TASK GOAL | Return all of the data exactly as written, without the pictures.

SOURCE EXCERPT |
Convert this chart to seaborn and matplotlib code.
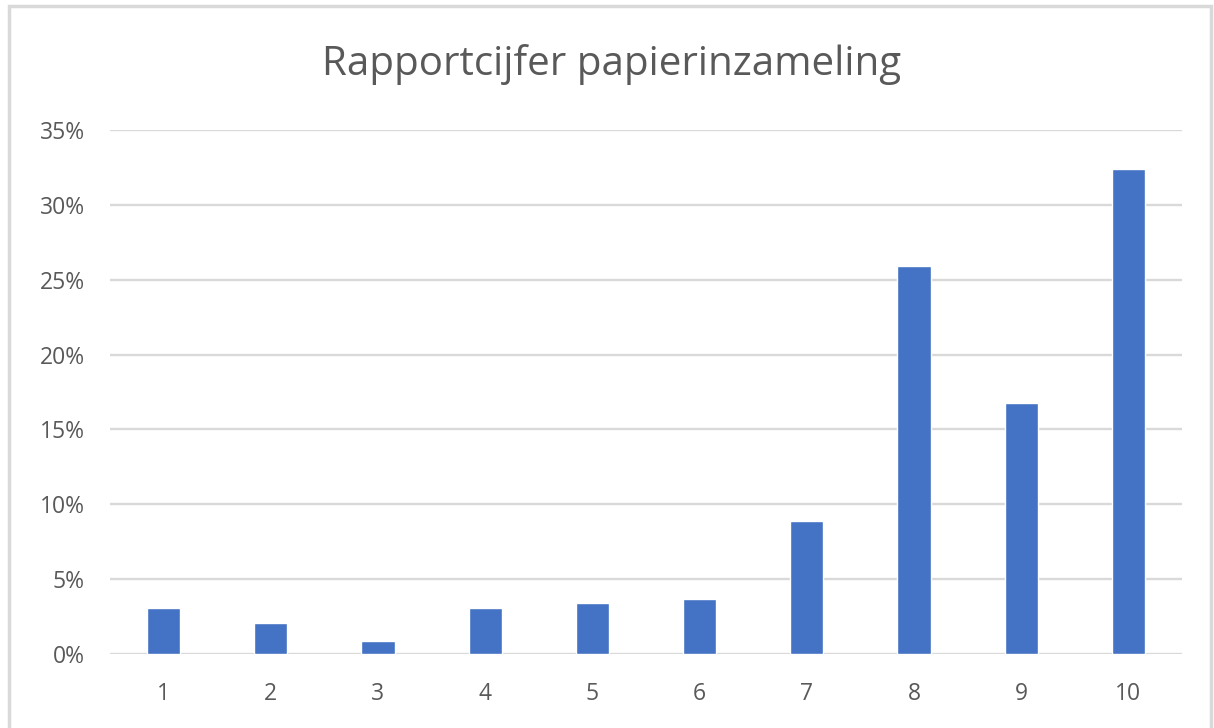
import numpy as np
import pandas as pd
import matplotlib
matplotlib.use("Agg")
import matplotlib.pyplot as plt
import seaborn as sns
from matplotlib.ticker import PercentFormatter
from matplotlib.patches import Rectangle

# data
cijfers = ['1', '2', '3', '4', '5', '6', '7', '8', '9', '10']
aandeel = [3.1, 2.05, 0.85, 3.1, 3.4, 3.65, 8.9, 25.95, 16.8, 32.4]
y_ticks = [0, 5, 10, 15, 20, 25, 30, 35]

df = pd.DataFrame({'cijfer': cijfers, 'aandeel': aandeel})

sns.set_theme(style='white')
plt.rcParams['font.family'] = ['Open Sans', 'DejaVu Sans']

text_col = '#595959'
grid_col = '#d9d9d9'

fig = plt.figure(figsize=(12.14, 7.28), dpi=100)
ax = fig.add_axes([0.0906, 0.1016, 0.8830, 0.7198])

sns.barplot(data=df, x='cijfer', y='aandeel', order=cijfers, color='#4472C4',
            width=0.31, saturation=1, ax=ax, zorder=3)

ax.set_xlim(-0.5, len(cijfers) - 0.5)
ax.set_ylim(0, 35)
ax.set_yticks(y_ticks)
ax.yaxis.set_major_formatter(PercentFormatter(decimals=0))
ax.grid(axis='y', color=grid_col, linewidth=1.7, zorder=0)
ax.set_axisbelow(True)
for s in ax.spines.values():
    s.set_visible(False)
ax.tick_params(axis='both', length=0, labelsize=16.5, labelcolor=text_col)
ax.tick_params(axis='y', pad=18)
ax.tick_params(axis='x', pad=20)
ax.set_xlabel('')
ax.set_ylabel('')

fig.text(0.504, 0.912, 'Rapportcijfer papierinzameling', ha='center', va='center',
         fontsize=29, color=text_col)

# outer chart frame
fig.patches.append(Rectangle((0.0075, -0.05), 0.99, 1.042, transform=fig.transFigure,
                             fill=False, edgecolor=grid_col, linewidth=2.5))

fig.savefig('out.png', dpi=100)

SOLUTION FOR THIS PROBLEM |
Convert this chart to seaborn and matplotlib code.
import numpy as np
import pandas as pd
import matplotlib
matplotlib.use("Agg")
import matplotlib.pyplot as plt
import seaborn as sns
from matplotlib.ticker import PercentFormatter
from matplotlib.patches import Rectangle

# data
cijfers = ['1', '2', '3', '4', '5', '6', '7', '8', '9', '10']
aandeel = [3.1, 2.05, 0.85, 3.1, 3.4, 3.65, 8.9, 25.95, 16.8, 32.4]
y_ticks = [0, 5, 10, 15, 20, 25, 30, 35]

df = pd.DataFrame({'cijfer': cijfers, 'aandeel': aandeel})

sns.set_theme(style='white')
plt.rcParams['font.family'] = ['Open Sans', 'DejaVu Sans']

text_col = '#595959'
grid_col = '#d9d9d9'

fig = plt.figure(figsize=(12.14, 7.28), dpi=100)
ax = fig.add_axes([0.0906, 0.1016, 0.8830, 0.7198])

sns.barplot(data=df, x='cijfer', y='aandeel', order=cijfers, color='#4472C4',
            width=0.31, saturation=1, ax=ax, zorder=3)

ax.set_xlim(-0.5, len(cijfers) - 0.5)
ax.set_ylim(0, 35)
ax.set_yticks(y_ticks)
ax.yaxis.set_major_formatter(PercentFormatter(decimals=0))
ax.grid(axis='y', color=grid_col, linewidth=1.7, zorder=0)
ax.set_axisbelow(True)
for s in ax.spines.values():
    s.set_visible(False)
ax.tick_params(axis='both', length=0, labelsize=16.5, labelcolor=text_col)
ax.tick_params(axis='y', pad=18)
ax.tick_params(axis='x', pad=20)
ax.set_xlabel('')
ax.set_ylabel('')

fig.text(0.504, 0.912, 'Rapportcijfer papierinzameling', ha='center', va='center',
         fontsize=29, color=text_col)

# outer chart frame
fig.patches.append(Rectangle((0.0075, -0.05), 0.99, 1.042, transform=fig.transFigure,
                             fill=False, edgecolor=grid_col, linewidth=2.5))

fig.savefig('out.png', dpi=100)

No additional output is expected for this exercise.